Objective: Repeat exactly what appears from the opening line of the listing to the line with "import pandas as pd", inclusive.

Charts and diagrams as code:
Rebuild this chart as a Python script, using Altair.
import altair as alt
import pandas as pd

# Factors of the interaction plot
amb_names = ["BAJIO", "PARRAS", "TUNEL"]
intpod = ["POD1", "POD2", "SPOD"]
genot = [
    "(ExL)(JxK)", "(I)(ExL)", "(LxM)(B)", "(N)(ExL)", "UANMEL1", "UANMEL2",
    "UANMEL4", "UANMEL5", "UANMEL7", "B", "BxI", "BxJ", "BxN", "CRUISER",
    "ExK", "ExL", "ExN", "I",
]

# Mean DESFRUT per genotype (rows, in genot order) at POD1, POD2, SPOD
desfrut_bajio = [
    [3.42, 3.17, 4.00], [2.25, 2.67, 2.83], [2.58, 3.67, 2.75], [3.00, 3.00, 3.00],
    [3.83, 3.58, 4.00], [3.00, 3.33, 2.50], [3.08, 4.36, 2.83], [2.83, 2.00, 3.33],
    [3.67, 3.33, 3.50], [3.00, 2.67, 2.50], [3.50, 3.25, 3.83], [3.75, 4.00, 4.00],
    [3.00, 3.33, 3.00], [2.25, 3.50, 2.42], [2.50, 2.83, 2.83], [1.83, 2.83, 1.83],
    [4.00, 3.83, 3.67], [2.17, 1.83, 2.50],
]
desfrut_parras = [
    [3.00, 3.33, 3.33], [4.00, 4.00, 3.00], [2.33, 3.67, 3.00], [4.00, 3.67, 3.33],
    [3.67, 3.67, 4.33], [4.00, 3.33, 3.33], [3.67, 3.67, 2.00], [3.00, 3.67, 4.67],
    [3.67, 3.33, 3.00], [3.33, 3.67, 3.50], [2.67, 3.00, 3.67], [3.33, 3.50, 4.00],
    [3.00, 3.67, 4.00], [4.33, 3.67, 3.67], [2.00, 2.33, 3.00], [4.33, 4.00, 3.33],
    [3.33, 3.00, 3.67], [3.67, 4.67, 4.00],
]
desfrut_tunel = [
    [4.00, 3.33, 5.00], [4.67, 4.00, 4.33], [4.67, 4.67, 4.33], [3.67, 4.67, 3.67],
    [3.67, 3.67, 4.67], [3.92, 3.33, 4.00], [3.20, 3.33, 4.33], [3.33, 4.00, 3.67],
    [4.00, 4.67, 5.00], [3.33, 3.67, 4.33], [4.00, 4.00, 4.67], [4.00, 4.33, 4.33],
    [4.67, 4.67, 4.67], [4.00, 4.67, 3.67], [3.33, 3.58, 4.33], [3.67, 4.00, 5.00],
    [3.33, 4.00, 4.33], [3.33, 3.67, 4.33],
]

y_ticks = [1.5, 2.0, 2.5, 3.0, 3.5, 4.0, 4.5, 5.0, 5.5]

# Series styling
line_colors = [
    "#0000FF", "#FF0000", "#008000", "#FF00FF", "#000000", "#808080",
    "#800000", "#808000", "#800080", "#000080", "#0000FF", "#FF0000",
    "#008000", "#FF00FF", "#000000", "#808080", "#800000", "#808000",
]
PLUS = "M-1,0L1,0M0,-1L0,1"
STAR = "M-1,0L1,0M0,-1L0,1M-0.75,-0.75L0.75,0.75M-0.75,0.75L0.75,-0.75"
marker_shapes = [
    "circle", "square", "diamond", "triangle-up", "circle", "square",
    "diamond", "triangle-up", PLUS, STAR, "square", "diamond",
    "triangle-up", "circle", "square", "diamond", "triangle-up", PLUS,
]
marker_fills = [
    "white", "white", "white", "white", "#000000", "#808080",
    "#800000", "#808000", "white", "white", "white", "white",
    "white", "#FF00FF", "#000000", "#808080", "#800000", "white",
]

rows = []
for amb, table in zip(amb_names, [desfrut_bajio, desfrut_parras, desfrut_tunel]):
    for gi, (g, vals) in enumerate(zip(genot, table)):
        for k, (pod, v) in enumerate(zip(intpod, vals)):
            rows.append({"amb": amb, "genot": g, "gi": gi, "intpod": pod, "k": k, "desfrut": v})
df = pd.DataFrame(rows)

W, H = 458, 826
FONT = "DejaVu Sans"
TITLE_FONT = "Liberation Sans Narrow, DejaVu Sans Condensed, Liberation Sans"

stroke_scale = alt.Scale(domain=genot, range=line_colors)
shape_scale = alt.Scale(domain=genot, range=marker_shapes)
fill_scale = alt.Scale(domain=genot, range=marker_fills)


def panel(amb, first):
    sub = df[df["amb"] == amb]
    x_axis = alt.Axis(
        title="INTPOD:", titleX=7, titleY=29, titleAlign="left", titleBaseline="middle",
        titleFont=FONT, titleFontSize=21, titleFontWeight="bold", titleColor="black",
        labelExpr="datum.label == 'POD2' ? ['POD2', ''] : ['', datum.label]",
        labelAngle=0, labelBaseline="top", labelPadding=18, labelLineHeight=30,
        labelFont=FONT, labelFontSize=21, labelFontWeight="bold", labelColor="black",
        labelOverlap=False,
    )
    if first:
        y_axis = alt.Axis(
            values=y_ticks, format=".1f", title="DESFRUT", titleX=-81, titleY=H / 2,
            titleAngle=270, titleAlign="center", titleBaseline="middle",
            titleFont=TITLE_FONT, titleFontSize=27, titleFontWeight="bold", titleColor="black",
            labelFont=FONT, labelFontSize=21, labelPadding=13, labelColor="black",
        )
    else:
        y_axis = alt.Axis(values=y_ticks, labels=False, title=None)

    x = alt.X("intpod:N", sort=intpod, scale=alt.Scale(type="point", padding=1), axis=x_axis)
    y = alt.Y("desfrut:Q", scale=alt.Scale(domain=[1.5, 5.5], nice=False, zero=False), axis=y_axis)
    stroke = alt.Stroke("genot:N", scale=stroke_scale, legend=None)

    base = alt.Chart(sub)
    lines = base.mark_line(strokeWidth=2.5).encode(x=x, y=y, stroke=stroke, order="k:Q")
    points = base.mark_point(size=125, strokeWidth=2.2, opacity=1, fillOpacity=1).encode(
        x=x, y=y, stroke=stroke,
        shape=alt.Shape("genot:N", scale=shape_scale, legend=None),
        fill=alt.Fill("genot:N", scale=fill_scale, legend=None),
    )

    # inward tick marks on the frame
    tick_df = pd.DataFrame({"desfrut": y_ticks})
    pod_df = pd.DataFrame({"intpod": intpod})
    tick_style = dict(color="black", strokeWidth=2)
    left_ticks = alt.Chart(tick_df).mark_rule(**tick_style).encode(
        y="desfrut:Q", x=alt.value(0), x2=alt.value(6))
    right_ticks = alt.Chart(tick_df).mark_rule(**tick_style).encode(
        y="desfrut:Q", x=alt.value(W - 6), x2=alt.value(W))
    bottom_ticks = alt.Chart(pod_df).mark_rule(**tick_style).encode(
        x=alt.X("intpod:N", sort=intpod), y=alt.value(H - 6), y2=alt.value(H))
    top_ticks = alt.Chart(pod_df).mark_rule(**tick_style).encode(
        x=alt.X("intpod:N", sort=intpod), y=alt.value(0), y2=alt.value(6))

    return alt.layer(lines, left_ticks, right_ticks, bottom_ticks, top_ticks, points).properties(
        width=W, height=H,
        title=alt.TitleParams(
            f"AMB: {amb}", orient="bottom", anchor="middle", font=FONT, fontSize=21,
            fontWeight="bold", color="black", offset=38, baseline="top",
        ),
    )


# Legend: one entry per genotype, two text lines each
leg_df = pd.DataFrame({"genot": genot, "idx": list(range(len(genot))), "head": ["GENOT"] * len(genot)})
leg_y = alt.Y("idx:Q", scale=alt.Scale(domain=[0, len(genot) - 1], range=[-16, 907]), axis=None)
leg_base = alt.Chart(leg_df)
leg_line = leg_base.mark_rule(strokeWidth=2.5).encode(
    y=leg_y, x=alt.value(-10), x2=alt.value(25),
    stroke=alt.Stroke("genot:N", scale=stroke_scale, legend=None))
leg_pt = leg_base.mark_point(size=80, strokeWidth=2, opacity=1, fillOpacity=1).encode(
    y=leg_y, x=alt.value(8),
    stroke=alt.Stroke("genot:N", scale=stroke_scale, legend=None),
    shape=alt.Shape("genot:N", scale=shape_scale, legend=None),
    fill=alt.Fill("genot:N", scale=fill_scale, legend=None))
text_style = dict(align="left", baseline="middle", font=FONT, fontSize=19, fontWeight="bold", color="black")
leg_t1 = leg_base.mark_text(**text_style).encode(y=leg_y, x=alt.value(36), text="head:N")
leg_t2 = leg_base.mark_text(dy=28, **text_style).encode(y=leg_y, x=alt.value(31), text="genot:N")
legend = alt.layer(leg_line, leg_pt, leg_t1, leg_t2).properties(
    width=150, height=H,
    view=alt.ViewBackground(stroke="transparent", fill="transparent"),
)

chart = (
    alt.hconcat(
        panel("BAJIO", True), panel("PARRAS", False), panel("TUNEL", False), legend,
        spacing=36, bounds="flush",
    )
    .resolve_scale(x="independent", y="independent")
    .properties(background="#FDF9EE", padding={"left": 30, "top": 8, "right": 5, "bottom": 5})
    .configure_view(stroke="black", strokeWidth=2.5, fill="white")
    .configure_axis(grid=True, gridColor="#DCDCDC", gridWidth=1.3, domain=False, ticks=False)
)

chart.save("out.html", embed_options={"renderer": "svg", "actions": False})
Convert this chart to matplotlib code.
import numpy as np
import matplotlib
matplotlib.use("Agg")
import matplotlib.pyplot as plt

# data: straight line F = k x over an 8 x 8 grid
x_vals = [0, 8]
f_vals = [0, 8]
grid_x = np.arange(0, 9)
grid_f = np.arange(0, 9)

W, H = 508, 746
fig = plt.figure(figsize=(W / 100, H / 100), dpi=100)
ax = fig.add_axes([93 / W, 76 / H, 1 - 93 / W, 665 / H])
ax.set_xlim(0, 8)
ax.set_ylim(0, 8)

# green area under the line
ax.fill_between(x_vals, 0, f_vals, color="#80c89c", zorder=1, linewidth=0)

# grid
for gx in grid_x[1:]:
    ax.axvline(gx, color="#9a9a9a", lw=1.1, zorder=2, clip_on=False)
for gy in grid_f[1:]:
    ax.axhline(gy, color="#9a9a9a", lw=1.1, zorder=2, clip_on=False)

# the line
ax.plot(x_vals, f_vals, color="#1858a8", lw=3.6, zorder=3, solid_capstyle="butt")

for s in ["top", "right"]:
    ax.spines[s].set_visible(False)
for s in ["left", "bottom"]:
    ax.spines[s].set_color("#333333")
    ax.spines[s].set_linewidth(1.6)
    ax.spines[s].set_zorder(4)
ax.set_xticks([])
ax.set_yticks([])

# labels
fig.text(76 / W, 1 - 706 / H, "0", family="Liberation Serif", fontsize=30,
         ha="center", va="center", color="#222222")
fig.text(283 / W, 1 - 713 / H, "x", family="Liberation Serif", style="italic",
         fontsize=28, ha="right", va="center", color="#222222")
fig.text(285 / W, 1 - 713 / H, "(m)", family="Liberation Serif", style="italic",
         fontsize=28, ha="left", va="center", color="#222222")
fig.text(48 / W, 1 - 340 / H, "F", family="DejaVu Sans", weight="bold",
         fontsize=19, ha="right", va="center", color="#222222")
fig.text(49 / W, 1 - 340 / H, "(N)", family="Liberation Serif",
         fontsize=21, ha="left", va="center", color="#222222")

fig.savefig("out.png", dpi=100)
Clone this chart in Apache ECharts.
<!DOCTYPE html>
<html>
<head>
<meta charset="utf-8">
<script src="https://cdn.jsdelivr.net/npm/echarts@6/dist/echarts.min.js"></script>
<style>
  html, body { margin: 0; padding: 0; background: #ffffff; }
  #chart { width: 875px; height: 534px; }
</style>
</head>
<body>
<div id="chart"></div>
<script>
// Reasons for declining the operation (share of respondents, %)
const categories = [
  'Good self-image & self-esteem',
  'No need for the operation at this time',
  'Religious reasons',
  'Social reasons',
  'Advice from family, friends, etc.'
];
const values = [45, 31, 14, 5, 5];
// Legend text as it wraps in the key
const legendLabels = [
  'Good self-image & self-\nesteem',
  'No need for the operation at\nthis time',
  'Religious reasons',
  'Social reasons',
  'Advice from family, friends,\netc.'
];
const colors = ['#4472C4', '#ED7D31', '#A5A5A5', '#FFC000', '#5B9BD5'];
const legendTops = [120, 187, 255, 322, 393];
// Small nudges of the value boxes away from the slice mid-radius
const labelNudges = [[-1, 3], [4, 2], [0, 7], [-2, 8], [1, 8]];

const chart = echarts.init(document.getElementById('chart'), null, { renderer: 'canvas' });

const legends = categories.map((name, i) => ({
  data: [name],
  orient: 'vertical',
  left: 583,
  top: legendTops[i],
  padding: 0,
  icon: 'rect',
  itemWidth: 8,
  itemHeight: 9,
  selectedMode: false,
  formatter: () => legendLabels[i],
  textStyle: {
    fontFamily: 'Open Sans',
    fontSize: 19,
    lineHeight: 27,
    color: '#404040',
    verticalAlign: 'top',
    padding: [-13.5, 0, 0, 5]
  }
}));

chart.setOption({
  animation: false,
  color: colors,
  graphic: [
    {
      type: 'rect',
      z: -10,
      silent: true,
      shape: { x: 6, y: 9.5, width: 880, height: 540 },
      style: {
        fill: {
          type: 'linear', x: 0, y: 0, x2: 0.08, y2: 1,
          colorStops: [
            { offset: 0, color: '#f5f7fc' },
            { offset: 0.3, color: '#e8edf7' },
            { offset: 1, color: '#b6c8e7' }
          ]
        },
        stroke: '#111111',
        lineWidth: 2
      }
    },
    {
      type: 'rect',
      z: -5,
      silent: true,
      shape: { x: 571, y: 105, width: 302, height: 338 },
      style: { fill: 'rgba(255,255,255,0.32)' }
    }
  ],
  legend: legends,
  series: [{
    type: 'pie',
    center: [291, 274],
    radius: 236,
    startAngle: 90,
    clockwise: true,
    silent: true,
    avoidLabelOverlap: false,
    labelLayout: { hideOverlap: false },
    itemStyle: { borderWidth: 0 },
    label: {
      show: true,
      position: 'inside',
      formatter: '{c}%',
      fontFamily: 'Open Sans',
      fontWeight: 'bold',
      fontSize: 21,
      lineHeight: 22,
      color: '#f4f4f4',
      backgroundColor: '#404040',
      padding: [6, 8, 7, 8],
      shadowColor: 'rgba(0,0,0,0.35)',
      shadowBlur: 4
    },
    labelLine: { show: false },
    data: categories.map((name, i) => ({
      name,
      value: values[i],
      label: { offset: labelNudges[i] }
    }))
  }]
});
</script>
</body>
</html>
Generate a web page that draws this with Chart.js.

Result of the exercise:
Rebuild this chart as a Python script, using Altair.
import altair as alt
import pandas as pd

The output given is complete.